PROBLEM DESCRIPTION: Please print the lines between the one with "What Chart.js code" and the one with "16270, 16350, 16060, 16090, 16060, 16010, 15890];", both ends included, exactly as written, with no pictures.

SUPPLIED INFORMATION:
################
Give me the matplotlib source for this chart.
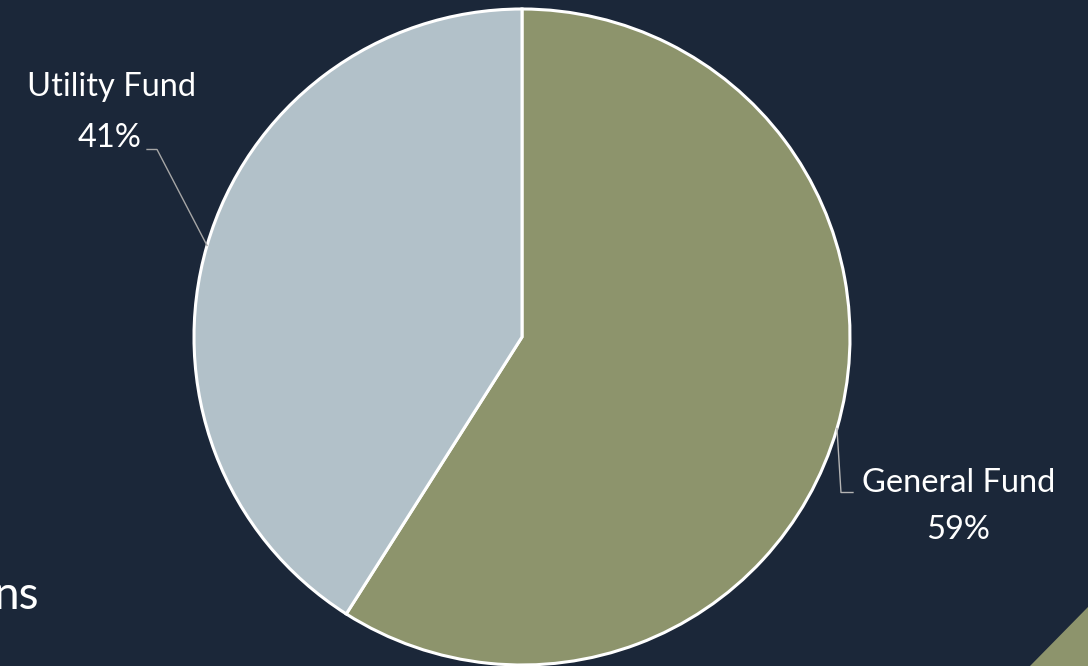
################
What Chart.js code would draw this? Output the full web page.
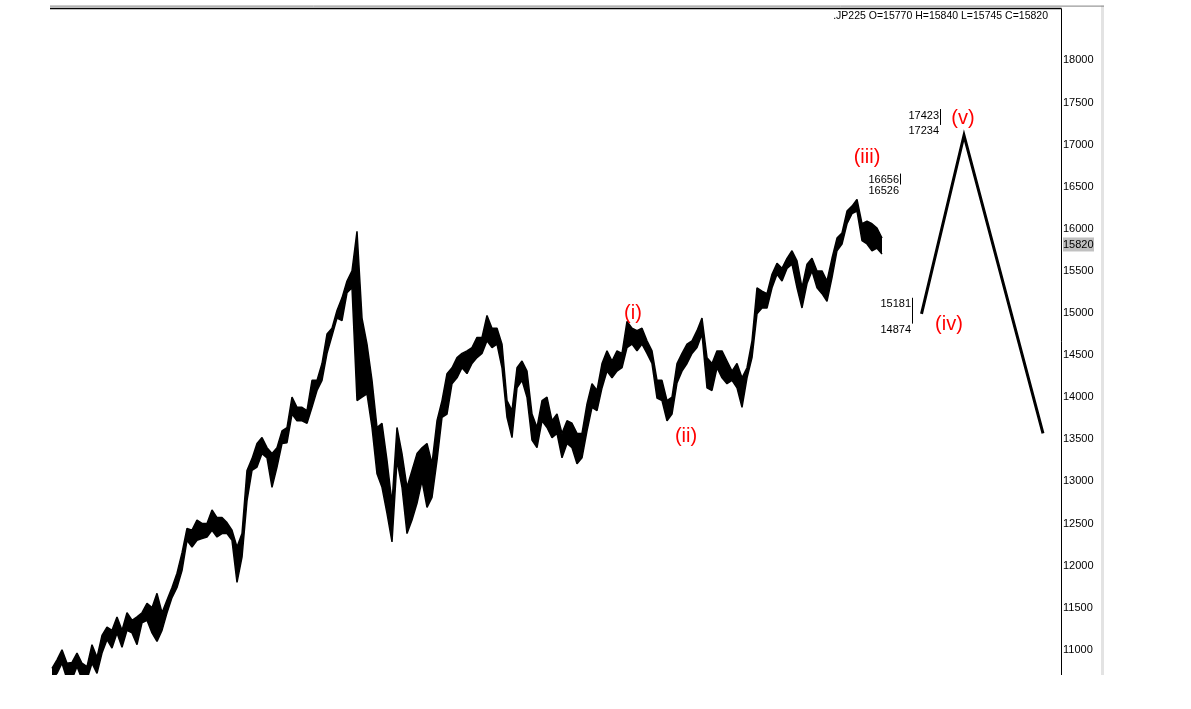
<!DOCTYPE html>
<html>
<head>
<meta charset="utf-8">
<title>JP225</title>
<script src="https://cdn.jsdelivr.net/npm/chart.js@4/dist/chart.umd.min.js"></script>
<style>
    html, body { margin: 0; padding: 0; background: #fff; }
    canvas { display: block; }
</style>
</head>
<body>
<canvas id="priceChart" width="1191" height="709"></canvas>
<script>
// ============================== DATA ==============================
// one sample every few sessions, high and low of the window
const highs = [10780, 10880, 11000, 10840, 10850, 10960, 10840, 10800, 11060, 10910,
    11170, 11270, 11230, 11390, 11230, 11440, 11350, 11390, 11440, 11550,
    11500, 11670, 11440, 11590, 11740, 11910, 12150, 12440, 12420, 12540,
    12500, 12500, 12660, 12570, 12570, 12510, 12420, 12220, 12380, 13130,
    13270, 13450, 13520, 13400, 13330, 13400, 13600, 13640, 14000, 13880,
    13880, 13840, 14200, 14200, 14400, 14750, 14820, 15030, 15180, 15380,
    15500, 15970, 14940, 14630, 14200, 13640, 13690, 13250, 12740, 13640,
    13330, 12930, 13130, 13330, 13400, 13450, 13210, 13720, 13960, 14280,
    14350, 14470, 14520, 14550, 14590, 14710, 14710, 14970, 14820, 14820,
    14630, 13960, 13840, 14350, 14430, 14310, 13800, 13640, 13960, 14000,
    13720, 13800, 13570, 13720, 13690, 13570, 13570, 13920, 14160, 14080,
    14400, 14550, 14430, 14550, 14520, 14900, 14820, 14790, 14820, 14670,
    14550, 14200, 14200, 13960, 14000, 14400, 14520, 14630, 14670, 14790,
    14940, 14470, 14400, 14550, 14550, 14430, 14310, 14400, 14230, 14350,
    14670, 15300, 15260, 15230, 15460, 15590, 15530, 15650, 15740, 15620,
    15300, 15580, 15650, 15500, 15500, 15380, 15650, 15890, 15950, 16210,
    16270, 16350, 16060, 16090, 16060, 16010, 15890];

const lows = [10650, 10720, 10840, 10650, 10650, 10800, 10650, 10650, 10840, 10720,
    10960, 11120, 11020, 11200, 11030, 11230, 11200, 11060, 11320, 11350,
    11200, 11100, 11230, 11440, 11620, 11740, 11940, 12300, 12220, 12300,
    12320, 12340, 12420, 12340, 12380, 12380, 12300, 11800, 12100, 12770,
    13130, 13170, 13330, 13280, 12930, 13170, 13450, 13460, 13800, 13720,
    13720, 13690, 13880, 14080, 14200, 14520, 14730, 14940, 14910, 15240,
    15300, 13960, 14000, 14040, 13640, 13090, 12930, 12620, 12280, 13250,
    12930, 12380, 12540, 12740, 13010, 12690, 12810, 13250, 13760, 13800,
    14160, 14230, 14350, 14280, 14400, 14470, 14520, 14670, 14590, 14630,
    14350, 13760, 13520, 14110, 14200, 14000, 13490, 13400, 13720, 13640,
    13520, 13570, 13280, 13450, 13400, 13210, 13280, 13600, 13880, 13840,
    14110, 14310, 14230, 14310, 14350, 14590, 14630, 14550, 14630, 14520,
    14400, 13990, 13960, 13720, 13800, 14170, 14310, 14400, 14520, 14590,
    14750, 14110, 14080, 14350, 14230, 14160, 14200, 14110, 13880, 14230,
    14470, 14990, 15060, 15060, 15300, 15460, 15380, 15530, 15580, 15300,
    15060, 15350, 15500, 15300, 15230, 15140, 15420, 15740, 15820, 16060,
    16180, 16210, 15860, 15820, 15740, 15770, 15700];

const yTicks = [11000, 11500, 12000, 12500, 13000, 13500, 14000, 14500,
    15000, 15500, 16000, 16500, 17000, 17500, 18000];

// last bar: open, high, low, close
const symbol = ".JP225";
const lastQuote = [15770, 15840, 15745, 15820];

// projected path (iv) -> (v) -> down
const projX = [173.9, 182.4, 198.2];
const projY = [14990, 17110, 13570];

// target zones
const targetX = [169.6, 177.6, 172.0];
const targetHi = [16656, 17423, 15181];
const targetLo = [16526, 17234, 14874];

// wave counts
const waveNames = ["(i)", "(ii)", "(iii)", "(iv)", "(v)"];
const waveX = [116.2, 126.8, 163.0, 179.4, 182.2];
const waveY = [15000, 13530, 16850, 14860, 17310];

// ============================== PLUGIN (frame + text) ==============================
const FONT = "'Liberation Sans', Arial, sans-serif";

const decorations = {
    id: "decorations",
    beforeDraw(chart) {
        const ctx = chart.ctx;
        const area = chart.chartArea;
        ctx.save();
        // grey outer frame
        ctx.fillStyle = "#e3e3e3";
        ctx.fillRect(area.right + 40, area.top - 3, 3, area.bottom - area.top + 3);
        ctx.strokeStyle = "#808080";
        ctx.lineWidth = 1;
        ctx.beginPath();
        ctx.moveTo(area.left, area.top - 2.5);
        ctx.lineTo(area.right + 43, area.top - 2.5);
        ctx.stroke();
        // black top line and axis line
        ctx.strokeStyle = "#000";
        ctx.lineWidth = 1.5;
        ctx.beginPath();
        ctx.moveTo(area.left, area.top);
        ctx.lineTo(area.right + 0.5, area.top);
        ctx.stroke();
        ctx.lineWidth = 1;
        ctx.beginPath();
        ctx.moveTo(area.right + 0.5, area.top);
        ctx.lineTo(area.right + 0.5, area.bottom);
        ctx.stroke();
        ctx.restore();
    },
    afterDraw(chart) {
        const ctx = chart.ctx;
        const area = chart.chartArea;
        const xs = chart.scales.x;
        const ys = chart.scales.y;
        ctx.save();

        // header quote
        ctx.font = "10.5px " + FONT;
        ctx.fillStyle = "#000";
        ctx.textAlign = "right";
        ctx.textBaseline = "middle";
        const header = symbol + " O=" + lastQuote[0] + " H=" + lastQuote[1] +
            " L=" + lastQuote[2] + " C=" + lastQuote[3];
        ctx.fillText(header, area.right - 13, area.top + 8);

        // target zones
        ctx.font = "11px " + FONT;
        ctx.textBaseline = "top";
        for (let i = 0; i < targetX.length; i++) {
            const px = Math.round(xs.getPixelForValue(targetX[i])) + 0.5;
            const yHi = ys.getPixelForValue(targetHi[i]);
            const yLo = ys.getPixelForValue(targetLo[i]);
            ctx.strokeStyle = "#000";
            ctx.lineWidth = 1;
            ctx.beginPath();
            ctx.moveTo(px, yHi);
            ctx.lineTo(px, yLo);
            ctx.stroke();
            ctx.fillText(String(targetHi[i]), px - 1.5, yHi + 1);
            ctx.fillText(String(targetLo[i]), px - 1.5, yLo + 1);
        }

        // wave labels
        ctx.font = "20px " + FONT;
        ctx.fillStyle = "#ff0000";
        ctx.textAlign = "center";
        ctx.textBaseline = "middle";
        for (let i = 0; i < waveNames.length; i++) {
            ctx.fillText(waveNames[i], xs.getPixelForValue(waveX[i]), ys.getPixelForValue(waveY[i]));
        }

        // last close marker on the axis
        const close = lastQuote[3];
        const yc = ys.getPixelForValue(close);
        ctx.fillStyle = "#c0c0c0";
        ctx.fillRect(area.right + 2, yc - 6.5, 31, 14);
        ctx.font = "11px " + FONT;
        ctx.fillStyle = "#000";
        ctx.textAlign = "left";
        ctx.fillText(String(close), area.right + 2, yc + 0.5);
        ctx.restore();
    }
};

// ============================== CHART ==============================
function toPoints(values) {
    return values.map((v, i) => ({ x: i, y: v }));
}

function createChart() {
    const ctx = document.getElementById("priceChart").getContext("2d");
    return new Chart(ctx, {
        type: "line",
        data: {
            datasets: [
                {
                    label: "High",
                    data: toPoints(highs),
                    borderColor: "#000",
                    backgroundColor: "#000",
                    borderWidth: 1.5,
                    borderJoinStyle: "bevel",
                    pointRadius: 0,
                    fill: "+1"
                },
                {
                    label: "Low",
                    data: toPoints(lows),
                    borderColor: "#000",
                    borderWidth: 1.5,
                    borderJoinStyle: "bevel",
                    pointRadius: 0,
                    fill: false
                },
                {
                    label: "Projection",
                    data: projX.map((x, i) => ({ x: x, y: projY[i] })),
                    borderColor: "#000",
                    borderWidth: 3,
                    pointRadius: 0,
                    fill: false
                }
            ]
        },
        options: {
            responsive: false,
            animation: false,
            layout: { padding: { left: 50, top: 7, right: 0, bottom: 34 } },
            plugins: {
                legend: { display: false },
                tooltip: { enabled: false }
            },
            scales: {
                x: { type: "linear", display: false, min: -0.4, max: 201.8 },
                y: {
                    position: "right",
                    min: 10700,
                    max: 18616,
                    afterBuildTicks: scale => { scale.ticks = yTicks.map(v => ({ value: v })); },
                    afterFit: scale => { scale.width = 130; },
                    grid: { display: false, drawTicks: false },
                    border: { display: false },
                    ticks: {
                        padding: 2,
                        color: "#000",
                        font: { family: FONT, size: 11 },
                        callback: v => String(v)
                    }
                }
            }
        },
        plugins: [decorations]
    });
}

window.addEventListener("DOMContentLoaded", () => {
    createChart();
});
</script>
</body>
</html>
################
REPLY:
What Chart.js code would draw this? Output the full web page.
<!DOCTYPE html>
<html>
<head>
<meta charset="utf-8">
<title>JP225</title>
<script src="https://cdn.jsdelivr.net/npm/chart.js@4/dist/chart.umd.min.js"></script>
<style>
    html, body { margin: 0; padding: 0; background: #fff; }
    canvas { display: block; }
</style>
</head>
<body>
<canvas id="priceChart" width="1191" height="709"></canvas>
<script>
// ============================== DATA ==============================
// one sample every few sessions, high and low of the window
const highs = [10780, 10880, 11000, 10840, 10850, 10960, 10840, 10800, 11060, 10910,
    11170, 11270, 11230, 11390, 11230, 11440, 11350, 11390, 11440, 11550,
    11500, 11670, 11440, 11590, 11740, 11910, 12150, 12440, 12420, 12540,
    12500, 12500, 12660, 12570, 12570, 12510, 12420, 12220, 12380, 13130,
    13270, 13450, 13520, 13400, 13330, 13400, 13600, 13640, 14000, 13880,
    13880, 13840, 14200, 14200, 14400, 14750, 14820, 15030, 15180, 15380,
    15500, 15970, 14940, 14630, 14200, 13640, 13690, 13250, 12740, 13640,
    13330, 12930, 13130, 13330, 13400, 13450, 13210, 13720, 13960, 14280,
    14350, 14470, 14520, 14550, 14590, 14710, 14710, 14970, 14820, 14820,
    14630, 13960, 13840, 14350, 14430, 14310, 13800, 13640, 13960, 14000,
    13720, 13800, 13570, 13720, 13690, 13570, 13570, 13920, 14160, 14080,
    14400, 14550, 14430, 14550, 14520, 14900, 14820, 14790, 14820, 14670,
    14550, 14200, 14200, 13960, 14000, 14400, 14520, 14630, 14670, 14790,
    14940, 14470, 14400, 14550, 14550, 14430, 14310, 14400, 14230, 14350,
    14670, 15300, 15260, 15230, 15460, 15590, 15530, 15650, 15740, 15620,
    15300, 15580, 15650, 15500, 15500, 15380, 15650, 15890, 15950, 16210,
    16270, 16350, 16060, 16090, 16060, 16010, 15890];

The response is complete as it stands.